Table 2. Summary and comparison of binding mode, loading, and hydrogen bonding information for the N-alkylated ethylenediamine-appended Zn₂(dobpdc).

	Diamine Coordinated via 1°, 2° or 3° Amine	Diamine Molecules Adsorbed per Zn2(dobpdc) Formula Unit	Carbamate Oxygen Atom Involved in Intermolecular N-H···O-C Hydrogen Bonds	CO2 Molecules Adsorbed per Zn2(dobpdc) Formula Unit
	1°	Inconclusive	Bifurcated	1.62
	2°		Non-coordinated (intramolecular H-bonds to coordinated O)
	1°	1.68	Coordinated (major) Non-coordinated (minor)	1.5
	1°	1.94	Coordinated	1
	2°	1.5	Non-coordinated	1.5
	2°	1	Non-coordinated	1
	1°	1.83	*	*
	1°	1.65	*	*

* Single crystal analysis of the CO₂-loaded materials unavailable at time of publication.

and Figure 15. Similar CO₂ insertion occurs when the appended diamines are (R,R)- and (S,S)-1,2-diaminocyclohexane [71].

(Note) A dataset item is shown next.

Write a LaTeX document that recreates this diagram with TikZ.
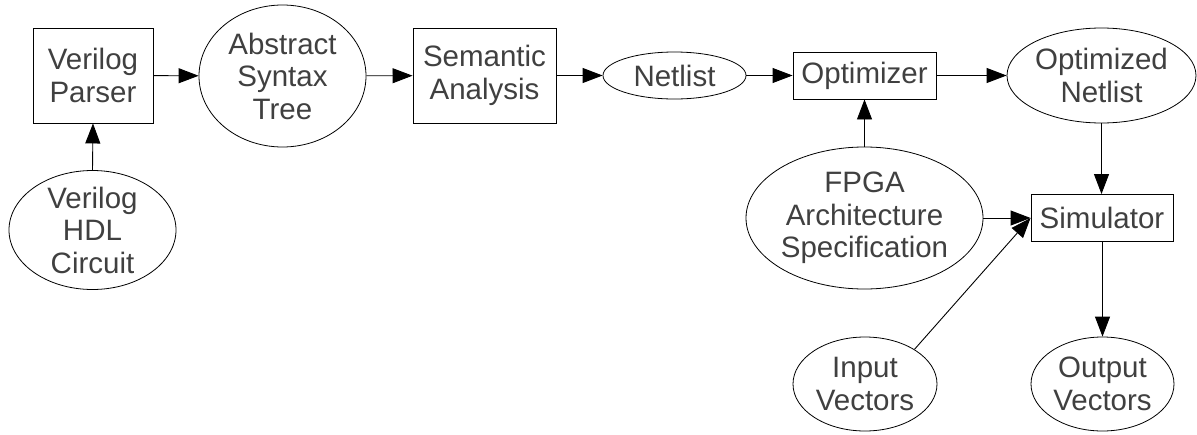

In certain circumstances, the CO₂ molecule reacts with the non-coordinated amine of the monodentate diamine molecule, giving rise to a carbamic acid moiety [72]. By lengthening the alkyl chain between the amines from ethyl to propyl, the CO₂ binding mode changes from inserting between the metal centre and coordinated amine nitrogen atom to form a carbamate zwitterion, binding to the terminal amine group to give a carbamic acid (Figure 16 and Figure 17). The carbamic acid moieties participate in acetic acid-type hydrogen bonding pairs across the edges of the honeycomb-like Zn₂(dobpdc) coordination framework, rather than along the columns of metal centres that extend parallel to the c-axis as occurs in the CO₂-insertion cases described above (Figure 17).

5. The Future of Chemical Crystallography at the ALS

Beamline 11.3.1 began operating in 2004; in the following 13 years, nearly 700 peer-reviewed publications have resulted from this stable, user-friendly, high-intensity X-ray facility. 11.3.1 has never been the most intense chemical crystallography beamline; I19 at Diamond and ChemMatCARS at the APS have superior flux density. 11.3.1’s popularity can be explained by the combination of intensity and user-friendliness. Future plans for chemical crystallography at the ALS centre on retaining this combination while increasing the available X-ray flux and further optimizing for fast and reliable data collection.

In 2018, operations at 11.3.1 are scheduled to transfer to beamline 12.2.1, which has as its source a superconducting bending magnet. This new beamline will have two orders of magnitude more X-ray flux at 0.7749 Å, the typical data collection wavelength, as well as greater access to shorter wavelengths. The existing diffractometry will move to the new beamline, but additional systems are planned. A robotic diffractometer, from SmarAct, which has unlimited rotational access on ω and ϕ as well as high rotation rates, has been purchased, and is currently being commissioned offline. This will increase the data acquisition rate, due to its speed, especially if integrated with a high frame-rate pixel detector, and should be compatible with automated sample changing.

Beamline 12.2.2 will continue to have access to even shorter wavelength radiation than 12.2.1. This capability will be further exploited with the commissioned use of the Stoe Stadi-Vari Eulerian cradle diffractometer. This system will be able to hold 1 kg DACs with 10 μm stability, but will also be able to do ambient-pressure, short-wavelength diffraction, which may be attractive to those desiring charge density data. Both 12.2.1 and 12.2.2 will be equipped with high-resolution monochromators capable of a wide range of energies, and both are planning on incorporating X-ray fluorescence detectors, which will make resonant wavelength experiments much more accessible. In situ capabilities will continue to advance: an environmental gas cell capable of holding 300 bar of pressure will begin commissioning in early 2018.

As a user facility serving scientists worldwide, the Advanced Light Source has earned its reputation for excellence through consulting with its user base and meeting their scientific needs. The chemical crystallography-oriented beamlines at the ALS are no exception, and have succeeded primarily due the beamline scientists dedicating time and energy to giving users what they need. The future for chemical crystallography is bright at the ALS, and with further collaborations with user groups who desire more X-ray flux or access to in situ experiments, it can only become more brilliant.